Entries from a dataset
:::

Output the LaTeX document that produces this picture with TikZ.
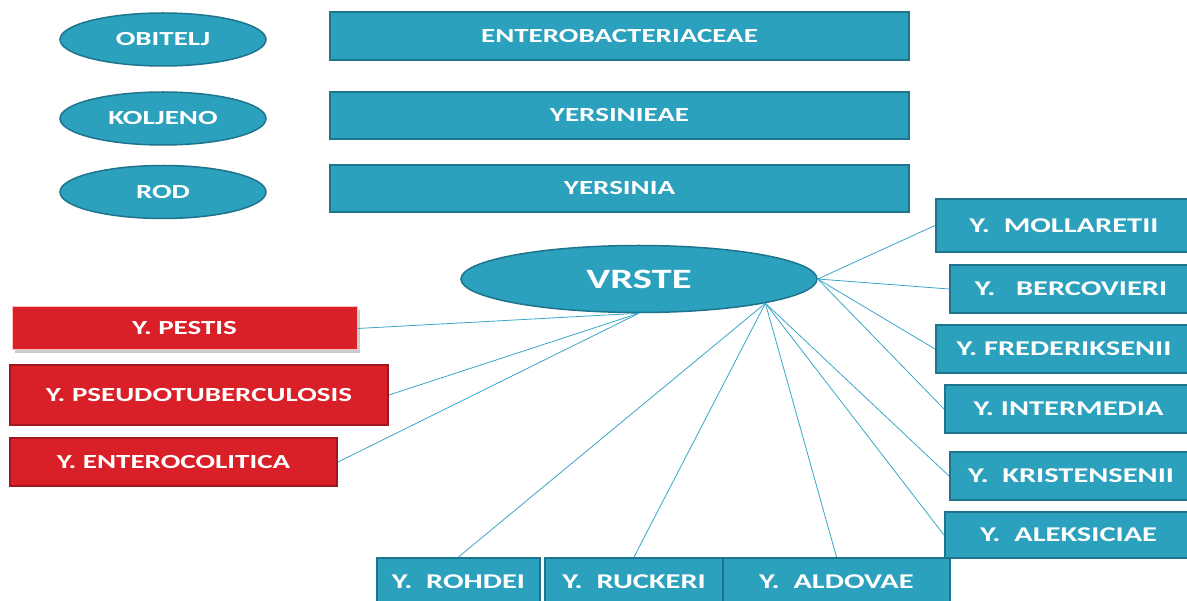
\documentclass[tikz,border=0pt]{standalone}
\usepackage{fontspec}
\setmainfont{Carlito}[FakeStretch=1.45]
\usetikzlibrary{shapes.geometric,shadows}
\definecolor{tealA}{RGB}{44, 161, 190}
\definecolor{tealD}{RGB}{30, 116, 140}
\definecolor{redA} {RGB}{217, 31, 39}
\definecolor{redD} {RGB}{162, 22, 30}
\definecolor{lineA}{RGB}{56, 166, 200}

\begin{document}
\begin{tikzpicture}[x=1pt, y=-1pt,
  rank/.style={ellipse, draw=tealD, fill=tealA, line width=1.5pt, inner sep=0pt,
    minimum width=206pt, minimum height=53pt, text=white,
    font=\bfseries\fontsize{20pt}{24pt}\selectfont},
  taxon/.style={rectangle, draw=tealD, fill=tealA, line width=1.5pt, inner sep=0pt,
    minimum width=579pt, minimum height=47pt, text=white,
    font=\bfseries\fontsize{20pt}{24pt}\selectfont},
  species/.style={rectangle, draw=tealD, fill=tealA, line width=2pt, inner sep=0pt,
    minimum height=48pt, text=white,
    font=\bfseries\fontsize{21pt}{25pt}\selectfont},
  pathogen/.style={species, draw=redD, fill=redA,
    font=\bfseries\fontsize{20pt}{24pt}\selectfont},
  link/.style={draw=lineA, line width=0.8pt}]

  \useasboundingbox (0,0) rectangle (1187,601);
  \clip (0,0) rectangle (1187,601);

  % ranks on the left
  \node[rank] (obitelj) at (163,39.5)  {OBITELJ};
  \node[rank] (koljeno) at (163,118.5) {KOLJENO};
  \node[rank] (rod)     at (163,192)   {ROD};

  \node[taxon, minimum height=48pt] (family) at (619.5,36)    {ENTEROBACTERIACEAE};
  \node[taxon]                      (tribe)  at (619.5,115.5) {YERSINIEAE};
  \node[taxon]                      (genus)  at (619.5,188.5) {YERSINIA};

  \node[ellipse, draw=tealD, fill=tealA, line width=1.5pt, inner sep=0pt,
    minimum width=356pt, minimum height=67pt, text=white,
    font=\bfseries\fontsize{28pt}{32pt}\selectfont] (vrste) at (639,279) {VRSTE};

  % pathogenic species
  \node[pathogen, draw=red!25, line width=1pt, minimum width=345pt, minimum height=43pt,
    drop shadow={fill=black!45, opacity=0.45, shadow xshift=3pt, shadow yshift=-3pt}]
    (pestis) at (184.5,328.5) {Y. PESTIS};
  \node[pathogen, minimum width=378pt, minimum height=60pt] (pseudo) at (199,395)   {Y. PSEUDOTUBERCULOSIS};
  \node[pathogen, minimum width=327pt]                      (entero) at (173.5,462) {Y. ENTEROCOLITICA};

  % other species
  \node[species, minimum width=256pt, minimum height=53pt] (mollaretii)    at (1064,225.5) {Y.\ \ MOLLARETII};
  \node[species, minimum width=242pt]                      (bercovieri)    at (1071,289)   {Y.\ \ \ BERCOVIERI};
  \node[species, minimum width=256pt]                      (frederiksenii) at (1064,349)   {Y. FREDERIKSENII};
  \node[species, minimum width=247pt]                      (intermedia)    at (1068.5,409) {Y. INTERMEDIA};
  \node[species, minimum width=242pt]                      (kristensenii)  at (1071,476)   {Y.\ \ KRISTENSENII};
  \node[species, minimum width=247pt, minimum height=46pt] (aleksiciae)    at (1068.5,535) {Y.\ \ ALEKSICIAE};

  \node[species, minimum width=163pt] (rohdei)  at (458.5,582) {Y.\ \ ROHDEI};
  \node[species, minimum width=178pt] (ruckeri) at (634,582)   {Y.\ \ RUCKERI};
  \node[species, minimum width=227pt] (aldovae) at (836.5,582) {Y.\ \ ALDOVAE};

  % connectors
  \draw[link] (vrste.south) -- (pestis.east);
  \draw[link] (vrste.south) -- (pseudo.east);
  \draw[link] (vrste.south) -- (entero.east);

  \draw[link] (vrste.east) -- (mollaretii.west);
  \draw[link] (vrste.east) -- (bercovieri.west);
  \draw[link] (vrste.east) -- (frederiksenii.west);
  \draw[link] (vrste.east) -- (intermedia.west);

  \draw[link] (vrste.south east) -- (kristensenii.west);
  \draw[link] (vrste.south east) -- (aleksiciae.west);
  \draw[link] (vrste.south east) -- (rohdei.north);
  \draw[link] (vrste.south east) -- (ruckeri.north);
  \draw[link] (vrste.south east) -- (aldovae.north);
\end{tikzpicture}
\end{document}
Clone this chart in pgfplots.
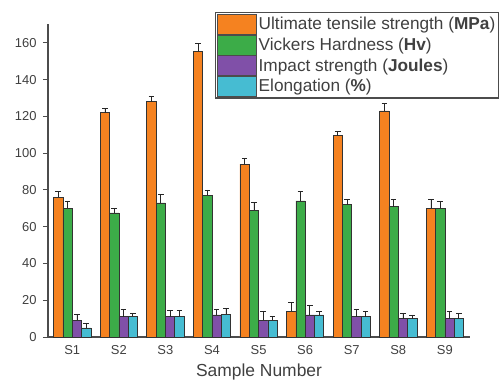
\documentclass[border=0pt]{standalone}
\usepackage{pgfplots}
\pgfplotsset{compat=1.18}
\usepackage{fontspec}
\setmainfont{Liberation Sans}
\definecolor{cUTS}{RGB}{245,130,32}
\definecolor{cVH}{RGB}{60,172,72}
\definecolor{cIS}{RGB}{128,80,168}
\definecolor{cEL}{RGB}{70,188,210}
\definecolor{txt}{RGB}{64,64,64}
\pgfplotstableread{
x uts utse vh vhe is ise el ele
0 76 3 70 4 9 3.5 5 2.5
1 122 2.5 67.5 2.5 11 4 11.4 1.5
2 128 3 73 4.5 11 3.5 11 3.5
3 155.5 4 77 3 12 3 12.5 3
4 94 3 69 4 9.2 4.5 9 2
5 14 5 74 5 12 5 12 2
6 109.5 2.5 72 3 11 4 11 3
7 123 4 71 4 10 3 10 2
8 70 5 70 4 10 4 10 3
}\datatable
\begin{document}
\begin{tikzpicture}[x=1bp,y=1bp]
\begin{axis}[
  at={(0,0)}, anchor=south west,
  scale only axis,
  width=422bp, height=313bp,
  ybar=0pt, bar width=9.3bp,
  xmin=-0.52, xmax=8.54,
  ymin=0, ymax=170.3,
  axis x line*=bottom, axis y line*=left,
  axis line style={draw=black!70, line width=1.2pt, -},
  xtick=data,
  xticklabels={S1,S2,S3,S4,S5,S6,S7,S8,S9},
  ytick={0,20,40,60,80,100,120,140,160},
  tick align=outside,
  major tick length=5bp,
  x tick style={draw=none},
  y tick style={draw=black!70, line width=1pt},
  tick label style={font=\fontsize{13}{15}\selectfont, text=txt},
  yticklabel style={xshift=-3bp},
  /pgf/number format/assume math mode=true,
  xlabel={Sample Number},
  xlabel style={font=\fontsize{17.5}{19}\selectfont, text=txt, yshift=-2bp},
  every axis plot/.append style={draw=black!80, line width=0.6pt},
  error bars/error bar style={black!85, line width=0.7pt},
  error bars/error mark options={rotate=90, mark size=2.8bp, line width=0.7pt, black!85},
  legend style={at={(167/422,1+12/313)}, anchor=north west,
    draw=black!70, line width=1.2pt, fill=white,
    font=\fontsize{17.3}{19}\selectfont, text=txt,
    row sep=0pt, inner sep=1.5bp, cells={anchor=west}},
  legend image code/.code={\draw[#1, draw=black!70, line width=0.6pt] (-1bp,-10bp) rectangle (38bp,10bp);},
]
\addplot[fill=cUTS, error bars/.cd, y dir=plus, y explicit] table[x=x, y=uts, y error=utse] {\datatable};
\addplot[fill=cVH, error bars/.cd, y dir=plus, y explicit] table[x=x, y=vh, y error=vhe] {\datatable};
\addplot[fill=cIS, error bars/.cd, y dir=plus, y explicit] table[x=x, y=is, y error=ise] {\datatable};
\addplot[fill=cEL, error bars/.cd, y dir=plus, y explicit] table[x=x, y=el, y error=ele] {\datatable};
\legend{Ultimate tensile strength (\textbf{MPa}), Vickers Hardness (\textbf{Hv}), Impact strength (\textbf{Joules}), Elongation (\textbf{\%})}
\end{axis}
\pgfresetboundingbox
\useasboundingbox (-48,-44) rectangle (455,337);
\end{tikzpicture}
\end{document}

:::

Task statement: Write out the lines from the start of the material to the line with "(vrste) at (639,279)", inclusive and exactly. Skip the pictures.

Reply to the task:
Output the LaTeX document that produces this picture with TikZ.
\documentclass[tikz,border=0pt]{standalone}
\usepackage{fontspec}
\setmainfont{Carlito}[FakeStretch=1.45]
\usetikzlibrary{shapes.geometric,shadows}
\definecolor{tealA}{RGB}{44, 161, 190}
\definecolor{tealD}{RGB}{30, 116, 140}
\definecolor{redA} {RGB}{217, 31, 39}
\definecolor{redD} {RGB}{162, 22, 30}
\definecolor{lineA}{RGB}{56, 166, 200}

\begin{document}
\begin{tikzpicture}[x=1pt, y=-1pt,
  rank/.style={ellipse, draw=tealD, fill=tealA, line width=1.5pt, inner sep=0pt,
    minimum width=206pt, minimum height=53pt, text=white,
    font=\bfseries\fontsize{20pt}{24pt}\selectfont},
  taxon/.style={rectangle, draw=tealD, fill=tealA, line width=1.5pt, inner sep=0pt,
    minimum width=579pt, minimum height=47pt, text=white,
    font=\bfseries\fontsize{20pt}{24pt}\selectfont},
  species/.style={rectangle, draw=tealD, fill=tealA, line width=2pt, inner sep=0pt,
    minimum height=48pt, text=white,
    font=\bfseries\fontsize{21pt}{25pt}\selectfont},
  pathogen/.style={species, draw=redD, fill=redA,
    font=\bfseries\fontsize{20pt}{24pt}\selectfont},
  link/.style={draw=lineA, line width=0.8pt}]

  \useasboundingbox (0,0) rectangle (1187,601);
  \clip (0,0) rectangle (1187,601);

  % ranks on the left
  \node[rank] (obitelj) at (163,39.5)  {OBITELJ};
  \node[rank] (koljeno) at (163,118.5) {KOLJENO};
  \node[rank] (rod)     at (163,192)   {ROD};

  \node[taxon, minimum height=48pt] (family) at (619.5,36)    {ENTEROBACTERIACEAE};
  \node[taxon]                      (tribe)  at (619.5,115.5) {YERSINIEAE};
  \node[taxon]                      (genus)  at (619.5,188.5) {YERSINIA};

  \node[ellipse, draw=tealD, fill=tealA, line width=1.5pt, inner sep=0pt,
    minimum width=356pt, minimum height=67pt, text=white,
    font=\bfseries\fontsize{28pt}{32pt}\selectfont] (vrste) at (639,279) {VRSTE};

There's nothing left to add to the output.